Goal >>
Pick out every line holding the string "with" and copy it.

Start of Records for this exercise

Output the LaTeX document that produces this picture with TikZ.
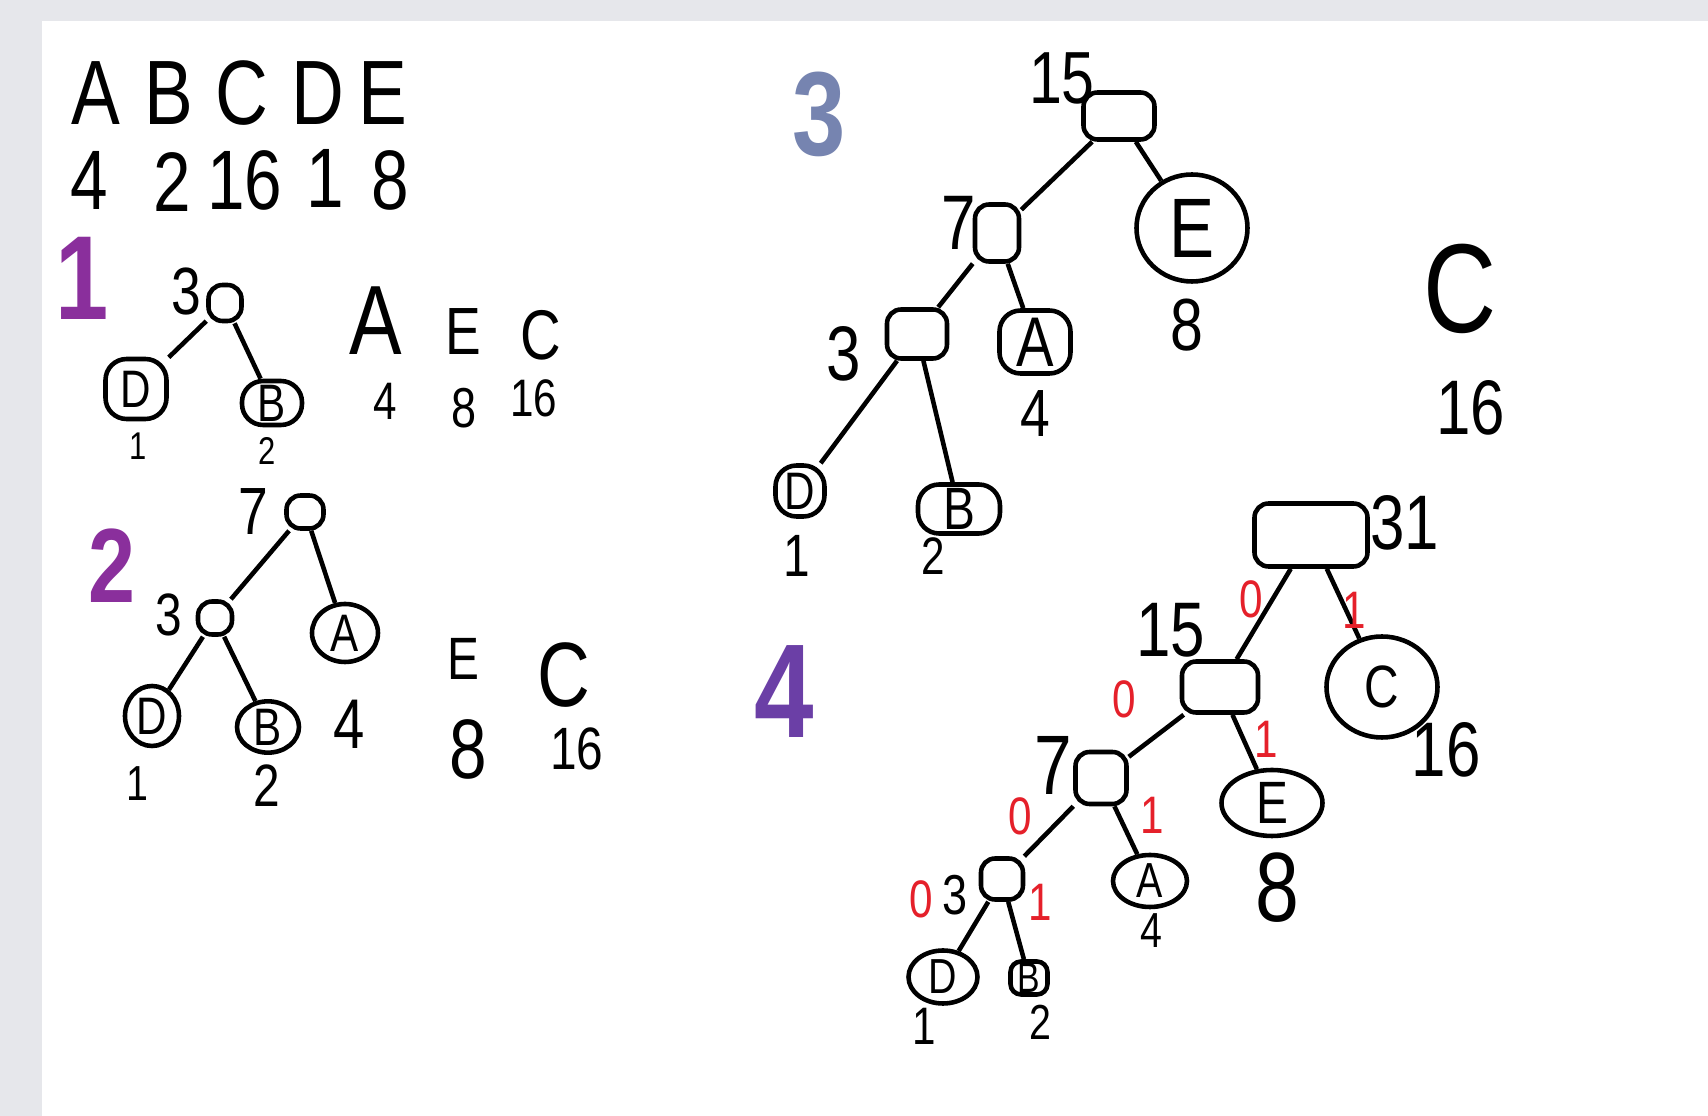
\documentclass[tikz,border=0pt]{standalone}
\usepackage{fontspec}
\setmainfont{Liberation Sans}[FakeStretch=0.8]
\usetikzlibrary{shapes.geometric}
\definecolor{desk}{HTML}{E6E7EB}
\definecolor{plum}{HTML}{8A2F9C}
\definecolor{slate}{HTML}{7684B0}
\definecolor{indigo}{HTML}{6B3FA6}
\definecolor{bitred}{HTML}{E5202A}
\newcommand\fsz[1]{\fontsize{#1}{#1}\selectfont}
\tikzset{
  wh/.style 2 args={minimum width=#1*0.01cm,minimum height=#2*0.01cm},
  sumbox/.style={rectangle,draw,rounded corners=4pt,line width=1.3pt,inner sep=0pt},
  leafbox/.style={rectangle,draw,rounded corners=6pt,line width=1.3pt,inner sep=0pt,font=\fsz{15}},
  leafblob/.style={ellipse,draw,line width=1.3pt,inner sep=0pt,font=\fsz{15}},
  wt/.style={inner sep=0pt},
  link/.style={line width=1.3pt},
  bit/.style={inner sep=0pt,text=bitred,font=\fsz{15}},
  stage/.style={inner sep=0pt,font=\bfseries\fsz{34}}
}

\begin{document}
\begin{tikzpicture}[x=0.01cm,y=-0.01cm]
    \fill[desk] (0,0) rectangle (1708,1116);
    \fill[white] (42,21) rectangle (1708,1116);
    \node[wt,font=\fsz{26}] (lA) at (96,93) {A}; \node[wt,font=\fsz{26}] (lB) at (169,93) {B};
    \node[wt,font=\fsz{26}] (lC) at (242,93) {C}; \node[wt,font=\fsz{26}] (lD) at (318,93) {D};
    \node[wt,font=\fsz{26}] (lE) at (383,93) {E};
    \node[wt,font=\fsz{24}] (nA) at (89,180) {4}; \node[wt,font=\fsz{24}] (nB) at (172,182) {2};
    \node[wt,font=\fsz{24}] (nC) at (245,180) {16}; \node[wt,font=\fsz{24}] (nD) at (325,178) {1};
    \node[wt,font=\fsz{24}] (nE) at (390,180) {8};
    \node[stage,text=plum] (st1) at (82,278) {1};
    \node[stage,text=plum,font=\bfseries\fsz{30}] (st2) at (112,566) {2};
    \node[stage,text=slate] (st3) at (819,114) {3};
    \node[stage,text=indigo,font=\bfseries\fsz{38}] (st4) at (784,692) {4};
    \node[wt,font=\fsz{19}] (t1w) at (186,292) {3};
    \node[sumbox,wh={33}{36}] (r1) at (225,303) {};
    \node[leafbox,wh={61}{60}] (d1) at (136,389) {D};
    \node[leafbox,wh={60}{44}] (b1) at (272,403) {B};
    \node[wt,font=\fsz{11}] (d1w) at (138,446) {1}; \node[wt,font=\fsz{11}] (b1w) at (267,451) {2};
    \node[wt,font=\fsz{28}] (a1) at (376,321) {A}; \node[wt,font=\fsz{19}] (e1) at (463,332) {E};
    \node[wt,font=\fsz{20}] (c1) at (541,335) {C};
    \node[wt,font=\fsz{15}] (a1w) at (385,401) {4}; \node[wt,font=\fsz{16}] (e1w) at (464,408) {8};
    \node[wt,font=\fsz{15}] (c1w) at (534,398) {16};
    \draw[link] (r1) -- (d1); \draw[link] (r1) -- (b1);
    \node[wt,font=\fsz{19}] (t2w) at (253,512) {7};
    \node[sumbox,wh={37}{33}] (r2) at (305,512) {};
    \node[wt,font=\fsz{17}] (m2w) at (169,615) {3};
    \node[sumbox,wh={34}{33}] (m2) at (215,618) {};
    \node[leafblob,wh={66}{58}] (a2) at (345,633) {A};
    \node[leafblob,wh={54}{60}] (d2) at (152,716) {D};
    \node[leafblob,wh={62}{49}] (b2) at (268,727) {B};
    \node[wt,font=\fsz{14}] (d2w) at (137,784) {1}; \node[wt,font=\fsz{17}] (b2w) at (267,786) {2};
    \node[wt,font=\fsz{20}] (a2w) at (349,724) {4};
    \node[wt,font=\fsz{17}] (e2) at (463,659) {E}; \node[wt,font=\fsz{26}] (c2) at (564,675) {C};
    \node[wt,font=\fsz{24}] (e2w) at (468,749) {8}; \node[wt,font=\fsz{17}] (c2w) at (577,749) {16};
    \draw[link] (r2) -- (m2); \draw[link] (r2) -- (a2);
    \draw[link] (m2) -- (d2); \draw[link] (m2) -- (b2);
    \node[wt,font=\fsz{21}] (t3w) at (1062,78) {15};
    \node[sumbox,wh={71}{47}] (r3) at (1119,116) {};
    \node[leafblob,wh={111}{107},font=\fsz{24}] (e3) at (1192,228) {E};
    \node[wt,font=\fsz{21}] (e3w) at (1187,325) {8};
    \node[wt,font=\fsz{22}] (s3w) at (959,223) {7};
    \node[sumbox,wh={44}{57}] (s3) at (997,233) {};
    \node[wt,font=\fsz{22}] (m3w) at (844,354) {3};
    \node[sumbox,wh={60}{49}] (m3) at (917,334) {};
    \node[leafbox,wh={71}{63},font=\fsz{20}] (a3) at (1035,342) {A};
    \node[wt,font=\fsz{19}] (a3w) at (1035,414) {4};
    \node[leafbox,wh={49}{51}] (d3) at (800,491) {D};
    \node[wt,font=\fsz{17}] (d3w) at (797,556) {1};
    \node[leafbox,wh={82}{49},font=\fsz{17}] (b3) at (959,509) {B};
    \node[wt,font=\fsz{15}] (b3w) at (933,556) {2};
    \node[wt,font=\fsz{36}] (c3) at (1460,289) {C}; \node[wt,font=\fsz{22}] (c3w) at (1471,408) {16};
    \draw[link] (r3) -- (s3); \draw[link] (r3) -- (e3);
    \draw[link] (s3) -- (m3); \draw[link] (s3) -- (a3);
    \draw[link] (m3) -- (d3); \draw[link] (m3) -- (b3);
    \node[sumbox,wh={113}{63}] (r4) at (1311,535) {};
    \node[wt,font=\fsz{22}] (r4w) at (1405,523) {31};
    \node[sumbox,wh={76}{51}] (f4) at (1220,687) {};
    \node[wt,font=\fsz{22}] (f4w) at (1171,630) {15};
    \node[leafblob,wh={111}{101},font=\fsz{17}] (c4) at (1382,687) {C};
    \node[wt,font=\fsz{22}] (c4w) at (1446,750) {16};
    \node[sumbox,wh={51}{52}] (s4) at (1101,778) {};
    \node[wt,font=\fsz{24}] (s4w) at (1053,765) {7};
    \node[leafblob,wh={101}{66},font=\fsz{17}] (e4) at (1272,803) {E};
    \node[wt,font=\fsz{28}] (e4w) at (1277,888) {8};
    \node[sumbox,wh={42}{41}] (m4) at (1002,879) {};
    \node[wt,font=\fsz{16}] (m4w) at (955,895) {3};
    \node[leafblob,wh={74}{52},font=\fsz{14}] (a4) at (1150,881) {A};
    \node[wt,font=\fsz{14}] (a4w) at (1151,931) {4};
    \node[leafblob,wh={69}{53},font=\fsz{14}] (d4) at (943,977) {D};
    \node[wt,font=\fsz{15}] (d4w) at (924,1026) {1};
    \node[leafbox,wh={37}{33},font=\fsz{12},rounded corners=3pt] (b4) at (1029,978) {B};
    \node[wt,font=\fsz{14}] (b4w) at (1040,1022) {2};
    \draw[link] (r4) -- (f4); \draw[link] (r4) -- (c4);
    \draw[link] (f4) -- (s4); \draw[link] (f4) -- (e4);
    \draw[link] (s4) -- (m4); \draw[link] (s4) -- (a4);
    \draw[link] (m4) -- (d4); \draw[link] (m4) -- (b4);
    \node[bit] (k1) at (1251,599) {0}; \node[bit] (k2) at (1354,610) {1};
    \node[bit] (k3) at (1124,699) {0}; \node[bit] (k4) at (1266,739) {1};
    \node[bit] (k5) at (1020,816) {0}; \node[bit] (k6) at (1152,815) {1};
    \node[bit] (k7) at (921,899) {0}; \node[bit] (k8) at (1040,902) {1};
\end{tikzpicture}
\end{document}
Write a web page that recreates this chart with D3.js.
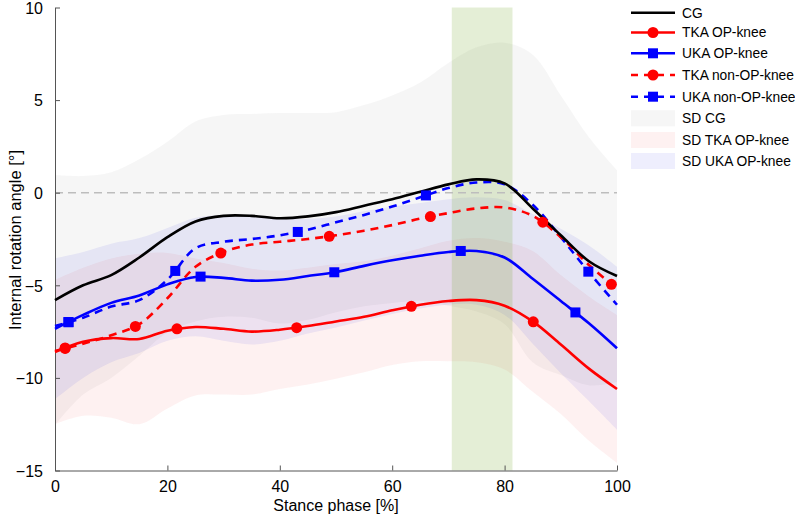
<!DOCTYPE html>
<html>
<head>
<meta charset="utf-8">
<script src="https://cdn.jsdelivr.net/npm/d3@7"></script>
<style>
  html, body { margin: 0; padding: 0; background: #fff; }
  svg { display: block; font-family: "Liberation Sans", Arial, sans-serif; }
</style>
</head>
<body>
<svg id="chart" width="795" height="518"></svg>
<script>
// ---- data ----
const stance = [0,5,10,15,20,25,30,35,40,45,50,55,60,65,70,75,80,85,90,95,100];

const cgMean      = [-5.8,-5.0,-4.45,-3.5,-2.4,-1.55,-1.25,-1.25,-1.38,-1.28,-1.05,-0.7,-0.35,0.05,0.45,0.72,0.5,-0.85,-2.3,-3.7,-4.5];
const tkaOpMean   = [-8.6,-8.05,-7.85,-7.9,-7.45,-7.25,-7.35,-7.5,-7.4,-7.2,-6.95,-6.7,-6.35,-6.05,-5.85,-5.8,-6.1,-6.95,-8.2,-9.5,-10.6];
const ukaOpMean   = [-7.35,-6.6,-5.95,-5.55,-4.95,-4.55,-4.6,-4.75,-4.7,-4.5,-4.28,-3.95,-3.65,-3.4,-3.2,-3.15,-3.5,-4.65,-5.85,-7.05,-8.4];
const tkaNonMean  = [-8.55,-8.15,-7.7,-7.1,-5.7,-4.0,-3.2,-2.8,-2.65,-2.5,-2.3,-2.05,-1.75,-1.4,-1.1,-0.85,-0.8,-1.25,-2.4,-3.9,-5.2];
const ukaNonMean  = [-7.2,-6.75,-6.15,-5.8,-4.7,-3.0,-2.65,-2.5,-2.3,-2.0,-1.6,-1.2,-0.75,-0.25,0.25,0.55,0.45,-0.65,-2.4,-4.3,-6.05];

const cgSD    = [6.75,5.9,5.55,5.3,5.15,5.4,5.45,5.5,5.68,5.58,5.4,5.43,5.6,5.9,6.55,7.13,7.6,8.3,7.55,6.7,5.72];
const tkaOpSD = [3.9,4.0,4.3,4.6,4.2,3.7,3.55,3.4,3.2,3.15,3.1,3.0,2.95,3.05,3.25,3.35,3.45,3.8,3.75,3.9,4.0];
const ukaOpSD = [3.8,3.4,3.2,3.1,3.05,3.2,3.4,3.45,3.3,3.1,3.0,2.95,2.9,2.85,2.85,2.9,3.1,3.5,3.9,4.2,4.4];

const tkaOpMarks  = [1.8, 21.7, 43, 63.4, 85.1];
const ukaOpMarks  = [2.4, 25.9, 49.7, 72.2, 92.6];
const tkaNonMarks = [1.8, 14.3, 29.5, 48.8, 66.8, 86.8, 99];
const ukaNonMarks = [2.4, 21.4, 43.2, 66, 94.9];

const phaseWindow = [70.6, 81.4];
const xTicks = [0,20,40,60,80,100];
const yTicks = [-15,-10,-5,0,5,10];

const legendLabels = ["CG","TKA OP-knee","UKA OP-knee","TKA non-OP-knee","UKA non-OP-knee","SD CG","SD TKA OP-knee","SD UKA OP-knee"];

// ---- layout ----
const svg = d3.select("#chart");
const x = d3.scaleLinear().domain([0,100]).range([55,617]);
const y = d3.scaleLinear().domain([-15,10]).range([470.5,7.5]);
const curve = d3.curveCatmullRom.alpha(0.5);

const RED = "#ff0000", BLUE = "#0000ff";
const GRAY_FILL = "rgba(150,150,150,0.09)";
const PINK_FILL = "rgba(240,60,60,0.07)";
const LAV_FILL  = "rgba(60,60,230,0.085)";

function band(mean, sd, fill) {
  const area = d3.area().curve(curve)
    .x((d,i)=>x(stance[i]))
    .y0((d,i)=>y(mean[i]-sd[i]))
    .y1((d,i)=>y(mean[i]+sd[i]));
  svg.append("path").attr("d", area(mean)).attr("fill", fill).attr("stroke","none");
}
band(cgMean, cgSD, GRAY_FILL);
band(tkaOpMean, tkaOpSD, PINK_FILL);
band(ukaOpMean, ukaOpSD, LAV_FILL);

// phase window
svg.append("rect")
  .attr("x", x(phaseWindow[0])).attr("y", y(10))
  .attr("width", x(phaseWindow[1]) - x(phaseWindow[0]))
  .attr("height", y(-15) - y(10))
  .attr("fill", "rgba(119,172,48,0.2)");

// zero line
svg.append("line")
  .attr("x1", x(0)).attr("x2", x(100)).attr("y1", y(0)).attr("y2", y(0))
  .attr("stroke", "#bdbdbd").attr("stroke-width", 1.5).attr("stroke-dasharray", "8,5");

// axes
const xAxis = d3.axisBottom(x).tickValues(xTicks).tickSizeInner(-5).tickSizeOuter(0).tickPadding(9);
const yAxis = d3.axisLeft(y).tickValues(yTicks).tickSizeInner(-5).tickSizeOuter(0).tickPadding(12);
const gx = svg.append("g").attr("transform", `translate(0,${y(-15)})`).call(xAxis);
const gy = svg.append("g").attr("transform", `translate(${x(0)},0)`).call(yAxis);
[gx, gy].forEach(g => {
  g.select(".domain").attr("stroke", "#555").attr("stroke-width", 1);
  g.selectAll(".tick line").attr("stroke", "#555");
  g.selectAll(".tick text").attr("fill", "#000").style("font-size", "16px")
   .style("font-family", "'Liberation Sans', Arial, sans-serif");
});
gx.selectAll(".tick text").attr("dy", "0.8em");
gy.selectAll(".tick text").attr("dy", "0.36em");

svg.append("text").attr("x", 336).attr("y", 511).attr("text-anchor", "middle")
  .style("font-size", "16px").text("Stance phase [%]");
svg.append("text").attr("transform", "translate(20.5,240) rotate(-90)").attr("text-anchor", "middle")
  .style("font-size", "16.5px").text("Internal rotation angle [°]");

// lines
function line(mean, color, dashed) {
  const gen = d3.line().curve(curve).x((d,i)=>x(stance[i])).y(d=>y(d));
  return svg.append("path").attr("d", gen(mean)).attr("fill","none")
    .attr("stroke", color).attr("stroke-width", 2.6)
    .attr("stroke-dasharray", dashed ? "8,6" : null);
}
function pointAtX(path, xv) {
  const node = path.node();
  const L = node.getTotalLength();
  const target = x(xv);
  let lo = 0, hi = L;
  for (let k = 0; k < 40; k++) {
    const mid = (lo+hi)/2;
    if (node.getPointAtLength(mid).x < target) lo = mid; else hi = mid;
  }
  return node.getPointAtLength((lo+hi)/2);
}
function markers(path, xs, color, shape) {
  xs.forEach(xv => {
    const p = pointAtX(path, xv);
    if (shape === "circle") {
      svg.append("circle").attr("cx", p.x).attr("cy", p.y).attr("r", 5.5).attr("fill", color);
    } else {
      svg.append("rect").attr("x", p.x-5).attr("y", p.y-5).attr("width", 10).attr("height", 10).attr("fill", color);
    }
  });
}
const pUkaNon = line(ukaNonMean, BLUE, true);
const pTkaNon = line(tkaNonMean, RED, true);
const pUkaOp = line(ukaOpMean, BLUE, false);
const pTkaOp = line(tkaOpMean, RED, false);
const pCG = line(cgMean, "#000", false);
markers(pUkaNon, ukaNonMarks, BLUE, "square");
markers(pTkaNon, tkaNonMarks, RED, "circle");
markers(pUkaOp, ukaOpMarks, BLUE, "square");
markers(pTkaOp, tkaOpMarks, RED, "circle");

// legend
const legRows = [12.7, 32.5, 53.3, 75, 96.7, 118.3, 140, 161];
const legStyles = [
  {type:"line", color:"#000"},
  {type:"line", color:RED, marker:"circle"},
  {type:"line", color:BLUE, marker:"square"},
  {type:"line", color:RED, marker:"circle", dashed:true},
  {type:"line", color:BLUE, marker:"square", dashed:true},
  {type:"patch", fill:GRAY_FILL},
  {type:"patch", fill:PINK_FILL},
  {type:"patch", fill:LAV_FILL}
];
const lx0 = 631, lx1 = 675, tx = 682;
legendLabels.forEach((lab, i) => {
  const cy = legRows[i], st = legStyles[i];
  if (st.type === "line") {
    svg.append("line").attr("x1", lx0).attr("x2", lx1).attr("y1", cy).attr("y2", cy)
      .attr("stroke", st.color).attr("stroke-width", 2.6)
      .attr("stroke-dasharray", st.dashed ? "7,6" : null);
    const mx = (lx0+lx1)/2;
    if (st.marker === "circle") svg.append("circle").attr("cx", mx).attr("cy", cy).attr("r", 5.5).attr("fill", st.color);
    if (st.marker === "square") svg.append("rect").attr("x", mx-5).attr("y", cy-5).attr("width", 10).attr("height", 10).attr("fill", st.color);
  } else {
    svg.append("rect").attr("x", lx0).attr("y", cy-8).attr("width", lx1-lx0).attr("height", 16).attr("fill", st.fill);
  }
  svg.append("text").attr("x", tx).attr("y", cy).attr("dy", "0.36em")
    .style("font-size", "13.8px").attr("fill", "#000").text(lab);
});
</script>
</body>
</html>
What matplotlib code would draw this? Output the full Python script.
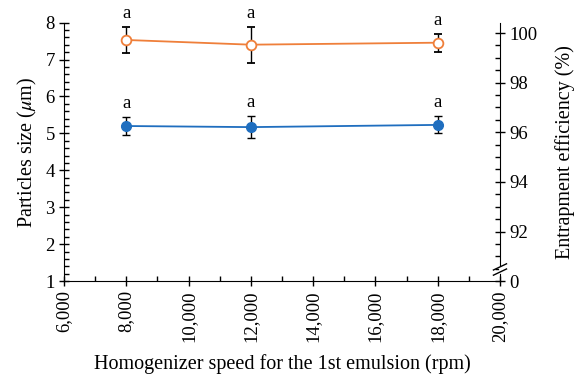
"""Particle size and entrapment efficiency vs homogenizer speed"""
import numpy as np
import matplotlib
matplotlib.use('Agg')
import matplotlib.pyplot as plt
from matplotlib.ticker import MultipleLocator, FuncFormatter

plt.rcParams['font.family'] = ['Liberation Serif', 'DejaVu Serif']
plt.rcParams['mathtext.fontset'] = 'stix'

speed = [8000, 12000, 18000]
size_mean = [5.20, 5.17, 5.23]
size_err = [0.24, 0.30, 0.23]
ee_mean = [99.72, 99.53, 99.61]
ee_err = [0.52, 0.72, 0.36]
letters_size = ['a', 'a', 'a']
letters_ee = ['a', 'a', 'a']

BLUE = '#1f6ebf'
ORANGE = '#ef7f3a'
FS = 13.5
LFS = 14.5

fig = plt.figure(figsize=(5.76, 3.83), dpi=100)
ax = fig.add_axes([0.111, 0.266, 0.757, 0.675])
ax2 = ax.twinx()

# particle size (left axis)
ax.errorbar(speed, size_mean, yerr=size_err, color=BLUE, ecolor='black',
            elinewidth=1, capsize=3, capthick=1, lw=1.3, marker='o', ms=7,
            mfc=BLUE, mec=BLUE, zorder=3)
for x, y, e, t in zip(speed, size_mean, size_err, letters_size):
    ax.annotate(t, (x, y + e), textcoords='offset points', xytext=(0, 6.5),
                ha='center', va='baseline', fontsize=FS)

# entrapment efficiency (right axis)
ax2.errorbar(speed, ee_mean, yerr=ee_err, color=ORANGE, ecolor='black',
             elinewidth=1, capsize=3, capthick=1, lw=1.3, marker='o', ms=7,
             mfc='white', mec=ORANGE, mew=1.3, zorder=3)
for x, y, e, t in zip(speed, ee_mean, ee_err, letters_ee):
    ax2.annotate(t, (x, y + e), textcoords='offset points', xytext=(0, 6.5),
                 ha='center', va='baseline', fontsize=FS)

ax.set_xlim(6000, 20000)
ax.set_ylim(1, 8)
ax2.set_ylim(90, 100.42)

ax.xaxis.set_major_locator(MultipleLocator(2000))
ax.xaxis.set_minor_locator(MultipleLocator(1000))
ax.xaxis.set_major_formatter(FuncFormatter(lambda v, p: f'{int(v):,}'))
ax.yaxis.set_major_locator(MultipleLocator(1))
ax.yaxis.set_minor_locator(MultipleLocator(0.2))
ax2.yaxis.set_major_locator(MultipleLocator(2))
ax2.yaxis.set_minor_locator(MultipleLocator(0.5))
ax2.yaxis.set_major_formatter(FuncFormatter(lambda v, p: '0' if v == 90 else f'{int(v)}'))

for a in (ax, ax2):
    a.tick_params(which='major', direction='inout', length=7, width=1,
                  labelsize=FS, pad=3)
    a.tick_params(which='minor', direction='in', length=3.5, width=1)
    a.spines['top'].set_visible(False)
ax.spines['right'].set_visible(False)
ax2.spines['left'].set_visible(False)
ax2.spines['bottom'].set_visible(False)
ax.tick_params(axis='x', labelrotation=90)

ax.set_xlabel('Homogenizer speed for the 1st emulsion (rpm)', fontsize=LFS, labelpad=9)
ax.set_ylabel(r'Particles size ($\mu$m)', fontsize=LFS, labelpad=5)
ax2.set_ylabel('Entrapment efficiency (%)', fontsize=LFS, labelpad=13)

# axis break marks on right spine
for dy in (0.035, 0.055):
    ax2.plot([0.985, 1.015], [dy - 0.012, dy + 0.012], transform=ax2.transAxes,
             color='black', lw=1, clip_on=False, zorder=5)
ax2.plot([1.0, 1.0], [0.037, 0.053], transform=ax2.transAxes,
         color='white', lw=2, clip_on=False, zorder=4)

fig.savefig('out.png', dpi=100)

End of Records for this exercise

The response >>
Output the LaTeX document that produces this picture with TikZ.
Write a web page that recreates this chart with D3.js.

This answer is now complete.